**What is expected**: Copy exactly the lines that run from the top of the listing to the line containing "const barGridHeight = ((zeroY", both ends included, and omit the pictures.

**Dataset excerpt**:
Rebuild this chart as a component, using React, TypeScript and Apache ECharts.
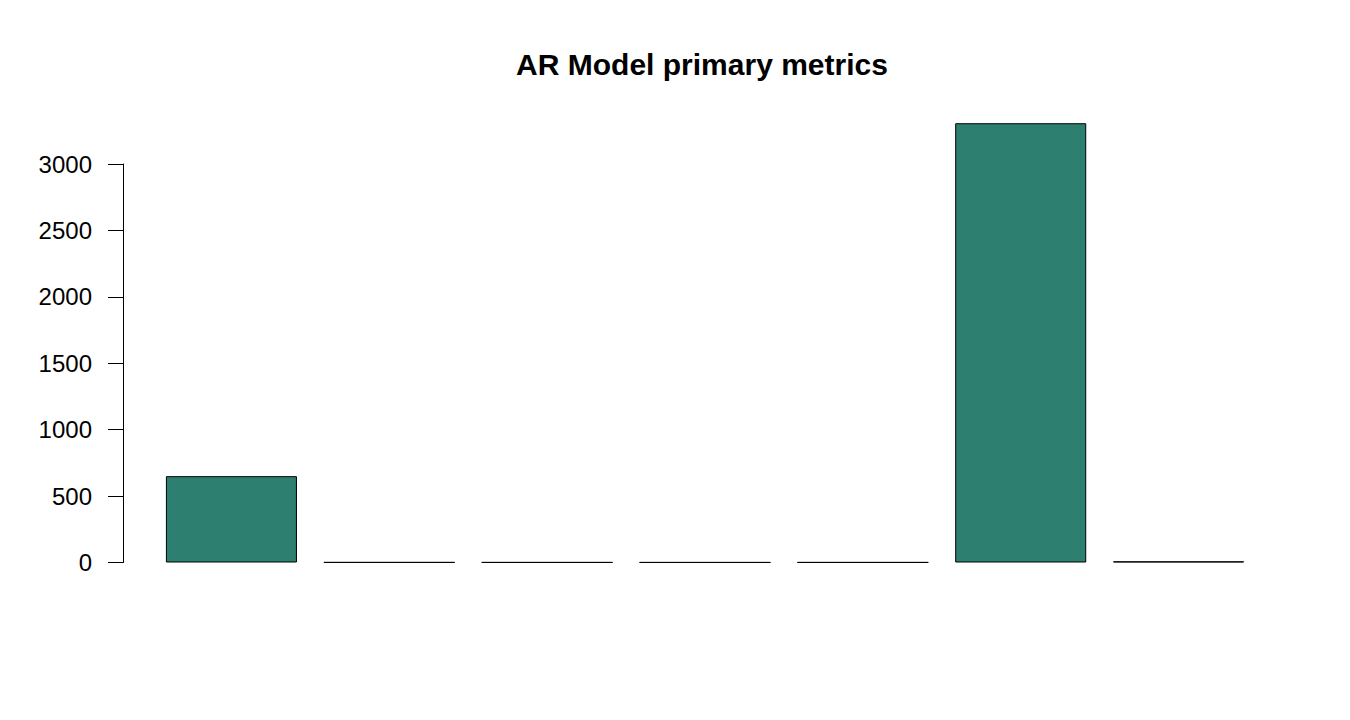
import { useRef, useEffect } from "react"
import * as echarts from "echarts"

// metric names are not printed under the bars in the original plot
const metricNames = ["AIC", "BIC", "ME", "MAE", "MPE", "RMSE", "MAPE"]
const metricValues = [650, 1.5, 1.2, 1, 1.3, 3307, 9]
const yTicks = [0, 500, 1000, 1500, 2000, 2500, 3000]

const FONT = "'Liberation Sans', Arial, sans-serif"
const BAR_COLOR = "#2d806f"

export default function App() {
  const chartRef = useRef<HTMLDivElement>(null)

  useEffect(() => {
    document.body.style.margin = "0"
    if (!chartRef.current) return
    const chart = echarts.init(chartRef.current, null, { renderer: "svg" })

    const axisTop = yTicks[yTicks.length - 1]
    const plotMax = 3400
    // bottom of both grids sits at the zero line; the axis grid only spans 0..3000
    const zeroY = 562.5
    const axisTopY = 164
    const barGridHeight = ((zeroY - axisTopY) * plotMax) / axisTop

    chart.setOption({
      animation: false,
      backgroundColor: "#ffffff",
      title: {
        text: "AR Model primary metrics",
        left: 697,
        top: 44,
        textAlign: "center",
        textStyle: { fontFamily: FONT, fontSize: 30, fontWeight: "bold", color: "#000" },
      },
      grid: [
        { left: 152.5, width: 1105, top: zeroY - barGridHeight, height: barGridHeight },
        { left: 123, width: 1134, top: axisTopY, height: zeroY - axisTopY },
      ],
      xAxis: [
        {
          gridIndex: 0,
          type: "category",
          data: metricNames,
          axisLine: { show: false },
          axisTick: { show: false },
          axisLabel: { show: false },
        },
        { gridIndex: 1, type: "value", show: false, min: 0, max: 1 },
      ],
      yAxis: [
        { gridIndex: 0, type: "value", min: 0, max: plotMax, show: false },
        {
          gridIndex: 1,
          type: "value",
          min: yTicks[0],
          max: axisTop,
          interval: 500,
          splitLine: { show: false },
          axisLine: { show: true, lineStyle: { color: "#000", width: 1 } },
          axisTick: { show: true, length: 15, lineStyle: { color: "#000", width: 1 } },
          axisLabel: {
            margin: 31,
            fontFamily: FONT,
            fontSize: 24,
            color: "#000",
            formatter: (v: number) => String(v),
          },
        },
      ],
      series: [
        {
          type: "bar",
          xAxisIndex: 0,
          yAxisIndex: 0,
          data: metricValues,
          barCategoryGap: "17%",
          itemStyle: { color: BAR_COLOR, borderColor: "#000", borderWidth: 1 },
        },
        { type: "bar", xAxisIndex: 1, yAxisIndex: 1, data: [] },
      ],
    })

    const handleResize = () => chart.resize()
    window.addEventListener("resize", handleResize)
    return () => {
      window.removeEventListener("resize", handleResize)
      chart.dispose()
    }
  }, [])

  return <div ref={chartRef} style={{ width: "1350px", height: "720px" }} />
}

**Solution to the exercise**:
Rebuild this chart as a component, using React, TypeScript and Apache ECharts.
import { useRef, useEffect } from "react"
import * as echarts from "echarts"

// metric names are not printed under the bars in the original plot
const metricNames = ["AIC", "BIC", "ME", "MAE", "MPE", "RMSE", "MAPE"]
const metricValues = [650, 1.5, 1.2, 1, 1.3, 3307, 9]
const yTicks = [0, 500, 1000, 1500, 2000, 2500, 3000]

const FONT = "'Liberation Sans', Arial, sans-serif"
const BAR_COLOR = "#2d806f"

export default function App() {
  const chartRef = useRef<HTMLDivElement>(null)

  useEffect(() => {
    document.body.style.margin = "0"
    if (!chartRef.current) return
    const chart = echarts.init(chartRef.current, null, { renderer: "svg" })

    const axisTop = yTicks[yTicks.length - 1]
    const plotMax = 3400
    // bottom of both grids sits at the zero line; the axis grid only spans 0..3000
    const zeroY = 562.5
    const axisTopY = 164
    const barGridHeight = ((zeroY - axisTopY) * plotMax) / axisTop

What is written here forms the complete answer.